Hello,
I am going to setup a Prod cluster, I receive 30GB of logs per day (Need to keep the data 1 month in Hot node and 11 months in warm node )
I did some maths, and I am going to use (3 hot nodes and 4 warm nodes ) [64GB of memory in each node)
I have never used rally before, that's why I would like to ask some questions :
1- How can I benchmark this clutser to see how many eps I can get with this cluster configuration ? 2- Should I create the cluster first to be able to benchmark it, or rally can simulate it ?
Thanks in advance,
Best regards
Hi @Abdelhalim,
Have you had a look through the rally Quickstart docs? This runs through installing rally and running a basic benchmark.
We also have some documentation related to..

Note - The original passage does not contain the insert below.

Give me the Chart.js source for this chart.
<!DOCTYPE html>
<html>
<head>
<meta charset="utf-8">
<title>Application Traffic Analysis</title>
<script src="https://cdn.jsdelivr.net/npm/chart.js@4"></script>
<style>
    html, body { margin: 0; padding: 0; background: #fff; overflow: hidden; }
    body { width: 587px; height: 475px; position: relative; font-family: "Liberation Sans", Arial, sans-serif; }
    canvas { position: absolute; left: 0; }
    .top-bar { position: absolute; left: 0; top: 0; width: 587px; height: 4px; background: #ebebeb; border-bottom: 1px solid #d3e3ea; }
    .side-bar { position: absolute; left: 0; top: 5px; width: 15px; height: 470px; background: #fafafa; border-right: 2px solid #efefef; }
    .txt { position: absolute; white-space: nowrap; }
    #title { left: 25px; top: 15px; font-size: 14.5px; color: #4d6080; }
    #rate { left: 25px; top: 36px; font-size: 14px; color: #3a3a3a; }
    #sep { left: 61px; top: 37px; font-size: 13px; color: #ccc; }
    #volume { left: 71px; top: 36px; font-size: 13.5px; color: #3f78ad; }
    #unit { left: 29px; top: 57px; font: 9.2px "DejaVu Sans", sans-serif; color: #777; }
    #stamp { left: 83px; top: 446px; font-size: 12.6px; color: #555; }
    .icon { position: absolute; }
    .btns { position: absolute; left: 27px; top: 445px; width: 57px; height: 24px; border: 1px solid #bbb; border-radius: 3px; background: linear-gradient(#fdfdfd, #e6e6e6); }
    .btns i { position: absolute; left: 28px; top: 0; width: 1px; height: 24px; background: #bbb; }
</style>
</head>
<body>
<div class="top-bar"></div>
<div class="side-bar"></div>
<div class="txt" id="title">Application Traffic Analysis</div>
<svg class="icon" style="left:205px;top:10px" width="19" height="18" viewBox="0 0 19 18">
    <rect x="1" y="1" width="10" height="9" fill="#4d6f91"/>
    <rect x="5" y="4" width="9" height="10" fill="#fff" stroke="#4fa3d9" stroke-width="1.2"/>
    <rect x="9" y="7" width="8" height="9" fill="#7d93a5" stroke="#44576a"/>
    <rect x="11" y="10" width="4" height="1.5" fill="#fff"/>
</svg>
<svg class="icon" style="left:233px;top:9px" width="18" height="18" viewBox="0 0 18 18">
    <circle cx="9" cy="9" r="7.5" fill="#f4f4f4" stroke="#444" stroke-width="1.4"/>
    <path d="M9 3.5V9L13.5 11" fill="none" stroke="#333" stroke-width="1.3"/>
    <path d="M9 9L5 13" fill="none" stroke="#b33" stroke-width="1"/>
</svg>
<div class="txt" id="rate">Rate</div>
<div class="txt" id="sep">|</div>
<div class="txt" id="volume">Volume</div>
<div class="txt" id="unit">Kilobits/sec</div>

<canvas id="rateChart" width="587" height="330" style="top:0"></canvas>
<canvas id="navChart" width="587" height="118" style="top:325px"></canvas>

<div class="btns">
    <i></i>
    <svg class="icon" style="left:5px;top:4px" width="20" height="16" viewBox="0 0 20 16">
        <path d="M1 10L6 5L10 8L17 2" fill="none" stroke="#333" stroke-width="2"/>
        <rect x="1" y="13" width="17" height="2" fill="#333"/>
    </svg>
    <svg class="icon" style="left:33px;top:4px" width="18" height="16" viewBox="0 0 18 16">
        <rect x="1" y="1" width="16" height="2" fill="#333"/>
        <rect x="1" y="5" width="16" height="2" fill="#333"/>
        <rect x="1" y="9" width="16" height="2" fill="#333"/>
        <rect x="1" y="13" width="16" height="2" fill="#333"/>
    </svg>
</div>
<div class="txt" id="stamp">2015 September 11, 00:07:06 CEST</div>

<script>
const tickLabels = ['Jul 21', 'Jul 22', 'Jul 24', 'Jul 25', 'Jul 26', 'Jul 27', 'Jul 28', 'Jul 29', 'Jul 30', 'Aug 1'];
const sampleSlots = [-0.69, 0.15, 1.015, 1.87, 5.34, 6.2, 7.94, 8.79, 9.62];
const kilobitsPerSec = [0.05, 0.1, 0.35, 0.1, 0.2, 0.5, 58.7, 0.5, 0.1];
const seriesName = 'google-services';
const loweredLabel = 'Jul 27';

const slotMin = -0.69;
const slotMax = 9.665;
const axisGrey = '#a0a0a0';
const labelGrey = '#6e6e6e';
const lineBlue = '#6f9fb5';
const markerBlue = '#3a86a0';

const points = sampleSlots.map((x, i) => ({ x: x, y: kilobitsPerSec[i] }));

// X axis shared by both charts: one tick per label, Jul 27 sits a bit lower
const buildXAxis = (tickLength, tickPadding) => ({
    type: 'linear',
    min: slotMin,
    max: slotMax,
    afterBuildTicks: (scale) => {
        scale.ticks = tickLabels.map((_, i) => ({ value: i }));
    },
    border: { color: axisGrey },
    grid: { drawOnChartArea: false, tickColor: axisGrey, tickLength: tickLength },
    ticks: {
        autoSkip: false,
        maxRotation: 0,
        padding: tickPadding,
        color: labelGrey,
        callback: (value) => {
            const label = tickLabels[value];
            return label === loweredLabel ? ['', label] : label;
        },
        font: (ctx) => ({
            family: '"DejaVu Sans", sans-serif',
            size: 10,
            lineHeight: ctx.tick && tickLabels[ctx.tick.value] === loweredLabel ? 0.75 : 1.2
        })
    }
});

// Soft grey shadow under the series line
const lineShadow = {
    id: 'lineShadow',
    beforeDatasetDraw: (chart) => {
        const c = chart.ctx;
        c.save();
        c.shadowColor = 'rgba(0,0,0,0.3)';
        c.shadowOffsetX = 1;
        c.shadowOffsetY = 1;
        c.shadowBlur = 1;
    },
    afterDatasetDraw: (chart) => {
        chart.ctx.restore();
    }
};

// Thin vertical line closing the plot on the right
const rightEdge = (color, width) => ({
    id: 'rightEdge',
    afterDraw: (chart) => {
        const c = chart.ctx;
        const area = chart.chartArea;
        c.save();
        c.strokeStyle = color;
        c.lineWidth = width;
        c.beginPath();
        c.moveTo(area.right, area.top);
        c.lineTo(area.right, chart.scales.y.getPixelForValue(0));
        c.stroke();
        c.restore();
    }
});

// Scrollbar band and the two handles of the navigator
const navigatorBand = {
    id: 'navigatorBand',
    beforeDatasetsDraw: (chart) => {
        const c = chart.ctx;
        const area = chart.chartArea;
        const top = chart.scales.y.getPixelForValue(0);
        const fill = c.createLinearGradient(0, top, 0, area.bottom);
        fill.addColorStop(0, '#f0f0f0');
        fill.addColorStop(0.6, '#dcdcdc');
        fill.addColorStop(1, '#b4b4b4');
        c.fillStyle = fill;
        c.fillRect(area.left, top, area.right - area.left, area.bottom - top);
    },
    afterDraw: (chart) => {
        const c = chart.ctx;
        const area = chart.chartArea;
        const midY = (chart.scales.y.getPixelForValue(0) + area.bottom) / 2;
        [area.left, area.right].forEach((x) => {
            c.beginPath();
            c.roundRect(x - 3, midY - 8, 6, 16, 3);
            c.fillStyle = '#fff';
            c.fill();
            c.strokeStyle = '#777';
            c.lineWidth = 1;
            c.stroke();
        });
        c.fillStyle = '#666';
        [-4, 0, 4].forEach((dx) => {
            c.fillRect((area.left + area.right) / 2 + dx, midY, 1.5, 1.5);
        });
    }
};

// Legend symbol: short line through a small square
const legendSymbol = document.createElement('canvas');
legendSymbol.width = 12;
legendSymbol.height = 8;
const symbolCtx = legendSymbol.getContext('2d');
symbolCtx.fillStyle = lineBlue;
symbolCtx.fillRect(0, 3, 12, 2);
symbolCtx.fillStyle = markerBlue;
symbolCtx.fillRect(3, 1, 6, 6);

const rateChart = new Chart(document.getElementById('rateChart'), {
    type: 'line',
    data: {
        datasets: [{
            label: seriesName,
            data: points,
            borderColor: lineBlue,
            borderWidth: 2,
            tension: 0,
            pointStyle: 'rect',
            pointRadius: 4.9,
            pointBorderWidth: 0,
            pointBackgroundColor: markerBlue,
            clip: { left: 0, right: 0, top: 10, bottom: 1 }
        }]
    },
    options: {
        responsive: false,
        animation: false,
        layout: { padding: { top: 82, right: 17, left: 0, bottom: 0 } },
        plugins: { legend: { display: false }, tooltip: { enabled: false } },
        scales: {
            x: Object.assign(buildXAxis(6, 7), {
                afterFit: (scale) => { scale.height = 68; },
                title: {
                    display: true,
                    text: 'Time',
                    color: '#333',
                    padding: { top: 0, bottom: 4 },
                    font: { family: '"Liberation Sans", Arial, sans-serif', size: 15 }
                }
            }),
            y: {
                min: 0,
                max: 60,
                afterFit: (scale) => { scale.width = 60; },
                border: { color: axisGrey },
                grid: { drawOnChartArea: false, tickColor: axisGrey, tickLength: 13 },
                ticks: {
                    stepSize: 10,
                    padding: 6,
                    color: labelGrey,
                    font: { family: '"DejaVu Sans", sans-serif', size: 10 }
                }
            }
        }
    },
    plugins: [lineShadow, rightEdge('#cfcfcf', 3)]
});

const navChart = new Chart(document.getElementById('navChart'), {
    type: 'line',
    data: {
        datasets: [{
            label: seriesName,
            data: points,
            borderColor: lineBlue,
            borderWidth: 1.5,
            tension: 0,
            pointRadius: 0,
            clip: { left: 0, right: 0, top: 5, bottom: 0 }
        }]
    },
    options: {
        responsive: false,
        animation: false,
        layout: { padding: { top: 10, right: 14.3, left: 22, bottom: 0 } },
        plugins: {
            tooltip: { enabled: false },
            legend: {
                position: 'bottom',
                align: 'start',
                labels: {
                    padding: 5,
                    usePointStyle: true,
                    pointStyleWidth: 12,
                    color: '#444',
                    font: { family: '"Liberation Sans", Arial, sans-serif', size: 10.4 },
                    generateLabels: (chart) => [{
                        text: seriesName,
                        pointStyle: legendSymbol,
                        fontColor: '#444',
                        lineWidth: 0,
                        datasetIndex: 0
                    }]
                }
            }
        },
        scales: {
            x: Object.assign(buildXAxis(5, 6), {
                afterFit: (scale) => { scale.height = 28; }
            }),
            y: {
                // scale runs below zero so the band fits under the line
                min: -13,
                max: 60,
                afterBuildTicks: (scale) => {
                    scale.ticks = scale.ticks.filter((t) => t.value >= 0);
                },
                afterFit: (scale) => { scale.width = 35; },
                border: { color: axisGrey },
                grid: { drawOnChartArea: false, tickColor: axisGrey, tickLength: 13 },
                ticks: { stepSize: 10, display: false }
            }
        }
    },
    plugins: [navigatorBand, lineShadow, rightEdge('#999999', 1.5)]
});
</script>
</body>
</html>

2- Should I create the cluster first to be able to benchmark it, or rally can simulate it ?
Rally can do either - but in any case you'll first need to have provisioned the underlying infrastructure (i.e. the machines themselves).
See Setting up a Cluster on how to use Rally to provision Elasticsearch for you.
This should be enough to get you started!
Thanks,
Brad
Thanks @Bradley_Deam , the documentation helped me to understand how rally works,
I am using the command bellow to test the benchmark :
esrally race --track=http_logs --target-hosts=10.13.81.11:9200,10.13.81.12:9200,10.13.81.13:9200 --pipeline=benchmark-only --client-options='use_ssl:true,verify_cert:true,ca_certs:'ca.crt',client_cert:'beat.crt',client_key:'beat.key',basic_auth_user:'elastic',basic_auth_password:'My_Passwd'' --track-params='number_of_shards:1' --track-params='number_of_replicas:0'
I have just 1 final question :
I would like to benchmark the indexing and searching performance in the same time. for the search for example for 5 users with a targeted throughput of 1000 OPS.
Could you please tell me which options to add to my command ?
Best regards
Sorry for the delay here, the notification of your reply got lost in my inbox 
I would like to benchmark the indexing and searching performance in the same time. for the search for example for 5 users with a targeted throughput of 1000 OPS.
Could you please tell me which options to add to my command ?
Sure - this sounds like a great fit for a parallel block - see the docs here. The docs also contain an example of concurrent indexing and querying..
In this scenario, we run indexing and a few queries in parallel with a total of 14 clients:
schedule": [
{
"parallel": {
"tasks": [
{
"operation": "bulk",
"warmup-time-period": 120,
"time-period": 3600,
"clients": 8,
"target-throughput": 50
},
{
"operation": "default",
"clients": 2,
"warmup-iterations": 50,
"iterations": 100,
"target-throughput": 50
},
{
"operation": "term",
"clients": 2,
"warmup-iterations": 50,
"iterations": 100,
"target-throughput": 200
},
{
"operation": "phrase",
"clients": 2,
"warmup-iterations": 50,
"iterations": 100,
"target-throughput": 200
}
]
}
}
Note that the target-throughput specifies the number of requests per second over all clients, so a target-throughput: 50 with clients: 2 means each client will aim to perform ~25 op/s.